EXERCISE PROMPT
Output every line of the data exactly as it appears.

DATA EXCERPT
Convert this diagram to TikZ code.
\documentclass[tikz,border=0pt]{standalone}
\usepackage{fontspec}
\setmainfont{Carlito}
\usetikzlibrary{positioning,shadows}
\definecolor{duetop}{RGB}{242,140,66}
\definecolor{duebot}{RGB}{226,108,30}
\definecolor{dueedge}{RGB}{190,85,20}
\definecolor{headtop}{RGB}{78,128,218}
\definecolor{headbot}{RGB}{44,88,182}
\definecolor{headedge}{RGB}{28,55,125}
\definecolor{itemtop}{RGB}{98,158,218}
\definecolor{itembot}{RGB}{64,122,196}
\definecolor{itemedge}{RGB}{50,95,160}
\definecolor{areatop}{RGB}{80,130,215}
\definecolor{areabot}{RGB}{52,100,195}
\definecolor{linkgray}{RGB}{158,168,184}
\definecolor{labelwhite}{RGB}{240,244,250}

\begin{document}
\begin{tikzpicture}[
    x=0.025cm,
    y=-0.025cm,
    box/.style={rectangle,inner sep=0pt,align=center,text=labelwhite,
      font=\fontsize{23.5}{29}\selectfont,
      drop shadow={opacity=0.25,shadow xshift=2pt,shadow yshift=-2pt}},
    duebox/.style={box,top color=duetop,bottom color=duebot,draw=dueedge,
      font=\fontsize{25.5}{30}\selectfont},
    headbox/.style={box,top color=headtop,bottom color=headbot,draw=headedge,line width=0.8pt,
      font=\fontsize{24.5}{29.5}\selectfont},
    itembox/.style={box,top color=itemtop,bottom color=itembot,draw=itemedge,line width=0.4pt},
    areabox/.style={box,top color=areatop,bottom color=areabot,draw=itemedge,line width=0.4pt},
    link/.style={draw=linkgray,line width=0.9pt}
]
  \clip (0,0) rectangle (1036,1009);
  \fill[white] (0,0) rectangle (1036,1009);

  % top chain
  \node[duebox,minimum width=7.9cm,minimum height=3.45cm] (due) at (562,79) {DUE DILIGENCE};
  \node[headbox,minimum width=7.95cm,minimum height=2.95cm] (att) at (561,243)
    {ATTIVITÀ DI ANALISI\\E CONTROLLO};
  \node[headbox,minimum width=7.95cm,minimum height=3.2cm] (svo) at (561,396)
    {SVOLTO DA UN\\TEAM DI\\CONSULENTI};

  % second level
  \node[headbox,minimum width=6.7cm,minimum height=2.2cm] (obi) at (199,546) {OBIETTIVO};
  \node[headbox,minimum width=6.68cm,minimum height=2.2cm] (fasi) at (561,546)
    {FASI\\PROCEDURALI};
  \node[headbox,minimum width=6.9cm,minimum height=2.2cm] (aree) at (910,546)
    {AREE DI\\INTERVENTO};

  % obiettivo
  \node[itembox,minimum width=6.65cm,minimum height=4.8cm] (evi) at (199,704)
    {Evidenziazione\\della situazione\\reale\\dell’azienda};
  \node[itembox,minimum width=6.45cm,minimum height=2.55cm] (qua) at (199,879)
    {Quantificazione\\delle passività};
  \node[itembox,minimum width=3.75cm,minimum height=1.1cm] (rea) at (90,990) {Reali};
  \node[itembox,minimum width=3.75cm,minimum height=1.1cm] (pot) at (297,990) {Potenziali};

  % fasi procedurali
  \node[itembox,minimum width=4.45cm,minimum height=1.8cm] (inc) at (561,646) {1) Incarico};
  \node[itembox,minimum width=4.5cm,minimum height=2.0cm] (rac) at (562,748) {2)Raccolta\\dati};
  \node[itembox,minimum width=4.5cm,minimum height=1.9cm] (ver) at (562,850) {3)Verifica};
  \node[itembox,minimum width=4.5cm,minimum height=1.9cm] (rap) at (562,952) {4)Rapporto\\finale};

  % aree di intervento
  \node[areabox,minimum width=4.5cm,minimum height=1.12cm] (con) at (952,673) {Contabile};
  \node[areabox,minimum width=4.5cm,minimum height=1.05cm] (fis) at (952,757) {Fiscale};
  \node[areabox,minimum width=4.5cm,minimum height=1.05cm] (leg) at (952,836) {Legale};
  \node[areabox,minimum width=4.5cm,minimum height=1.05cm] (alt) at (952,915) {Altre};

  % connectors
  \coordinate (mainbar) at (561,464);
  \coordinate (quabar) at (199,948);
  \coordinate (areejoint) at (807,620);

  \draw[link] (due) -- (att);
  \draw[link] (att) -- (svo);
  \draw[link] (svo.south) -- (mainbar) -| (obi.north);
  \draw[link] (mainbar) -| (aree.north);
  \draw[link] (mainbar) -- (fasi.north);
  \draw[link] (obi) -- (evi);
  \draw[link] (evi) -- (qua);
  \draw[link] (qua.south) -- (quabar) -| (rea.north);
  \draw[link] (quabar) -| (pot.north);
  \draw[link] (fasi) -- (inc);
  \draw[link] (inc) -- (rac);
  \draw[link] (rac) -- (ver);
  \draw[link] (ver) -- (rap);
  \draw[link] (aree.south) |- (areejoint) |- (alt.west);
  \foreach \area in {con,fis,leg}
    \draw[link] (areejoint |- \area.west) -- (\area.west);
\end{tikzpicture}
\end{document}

CORRECT ANSWER
Convert this diagram to TikZ code.
\documentclass[tikz,border=0pt]{standalone}
\usepackage{fontspec}
\setmainfont{Carlito}
\usetikzlibrary{positioning,shadows}
\definecolor{duetop}{RGB}{242,140,66}
\definecolor{duebot}{RGB}{226,108,30}
\definecolor{dueedge}{RGB}{190,85,20}
\definecolor{headtop}{RGB}{78,128,218}
\definecolor{headbot}{RGB}{44,88,182}
\definecolor{headedge}{RGB}{28,55,125}
\definecolor{itemtop}{RGB}{98,158,218}
\definecolor{itembot}{RGB}{64,122,196}
\definecolor{itemedge}{RGB}{50,95,160}
\definecolor{areatop}{RGB}{80,130,215}
\definecolor{areabot}{RGB}{52,100,195}
\definecolor{linkgray}{RGB}{158,168,184}
\definecolor{labelwhite}{RGB}{240,244,250}

\begin{document}
\begin{tikzpicture}[
    x=0.025cm,
    y=-0.025cm,
    box/.style={rectangle,inner sep=0pt,align=center,text=labelwhite,
      font=\fontsize{23.5}{29}\selectfont,
      drop shadow={opacity=0.25,shadow xshift=2pt,shadow yshift=-2pt}},
    duebox/.style={box,top color=duetop,bottom color=duebot,draw=dueedge,
      font=\fontsize{25.5}{30}\selectfont},
    headbox/.style={box,top color=headtop,bottom color=headbot,draw=headedge,line width=0.8pt,
      font=\fontsize{24.5}{29.5}\selectfont},
    itembox/.style={box,top color=itemtop,bottom color=itembot,draw=itemedge,line width=0.4pt},
    areabox/.style={box,top color=areatop,bottom color=areabot,draw=itemedge,line width=0.4pt},
    link/.style={draw=linkgray,line width=0.9pt}
]
  \clip (0,0) rectangle (1036,1009);
  \fill[white] (0,0) rectangle (1036,1009);

  % top chain
  \node[duebox,minimum width=7.9cm,minimum height=3.45cm] (due) at (562,79) {DUE DILIGENCE};
  \node[headbox,minimum width=7.95cm,minimum height=2.95cm] (att) at (561,243)
    {ATTIVITÀ DI ANALISI\\E CONTROLLO};
  \node[headbox,minimum width=7.95cm,minimum height=3.2cm] (svo) at (561,396)
    {SVOLTO DA UN\\TEAM DI\\CONSULENTI};

  % second level
  \node[headbox,minimum width=6.7cm,minimum height=2.2cm] (obi) at (199,546) {OBIETTIVO};
  \node[headbox,minimum width=6.68cm,minimum height=2.2cm] (fasi) at (561,546)
    {FASI\\PROCEDURALI};
  \node[headbox,minimum width=6.9cm,minimum height=2.2cm] (aree) at (910,546)
    {AREE DI\\INTERVENTO};

  % obiettivo
  \node[itembox,minimum width=6.65cm,minimum height=4.8cm] (evi) at (199,704)
    {Evidenziazione\\della situazione\\reale\\dell’azienda};
  \node[itembox,minimum width=6.45cm,minimum height=2.55cm] (qua) at (199,879)
    {Quantificazione\\delle passività};
  \node[itembox,minimum width=3.75cm,minimum height=1.1cm] (rea) at (90,990) {Reali};
  \node[itembox,minimum width=3.75cm,minimum height=1.1cm] (pot) at (297,990) {Potenziali};

  % fasi procedurali
  \node[itembox,minimum width=4.45cm,minimum height=1.8cm] (inc) at (561,646) {1) Incarico};
  \node[itembox,minimum width=4.5cm,minimum height=2.0cm] (rac) at (562,748) {2)Raccolta\\dati};
  \node[itembox,minimum width=4.5cm,minimum height=1.9cm] (ver) at (562,850) {3)Verifica};
  \node[itembox,minimum width=4.5cm,minimum height=1.9cm] (rap) at (562,952) {4)Rapporto\\finale};

  % aree di intervento
  \node[areabox,minimum width=4.5cm,minimum height=1.12cm] (con) at (952,673) {Contabile};
  \node[areabox,minimum width=4.5cm,minimum height=1.05cm] (fis) at (952,757) {Fiscale};
  \node[areabox,minimum width=4.5cm,minimum height=1.05cm] (leg) at (952,836) {Legale};
  \node[areabox,minimum width=4.5cm,minimum height=1.05cm] (alt) at (952,915) {Altre};

  % connectors
  \coordinate (mainbar) at (561,464);
  \coordinate (quabar) at (199,948);
  \coordinate (areejoint) at (807,620);

  \draw[link] (due) -- (att);
  \draw[link] (att) -- (svo);
  \draw[link] (svo.south) -- (mainbar) -| (obi.north);
  \draw[link] (mainbar) -| (aree.north);
  \draw[link] (mainbar) -- (fasi.north);
  \draw[link] (obi) -- (evi);
  \draw[link] (evi) -- (qua);
  \draw[link] (qua.south) -- (quabar) -| (rea.north);
  \draw[link] (quabar) -| (pot.north);
  \draw[link] (fasi) -- (inc);
  \draw[link] (inc) -- (rac);
  \draw[link] (rac) -- (ver);
  \draw[link] (ver) -- (rap);
  \draw[link] (aree.south) |- (areejoint) |- (alt.west);
  \foreach \area in {con,fis,leg}
    \draw[link] (areejoint |- \area.west) -- (\area.west);
\end{tikzpicture}
\end{document}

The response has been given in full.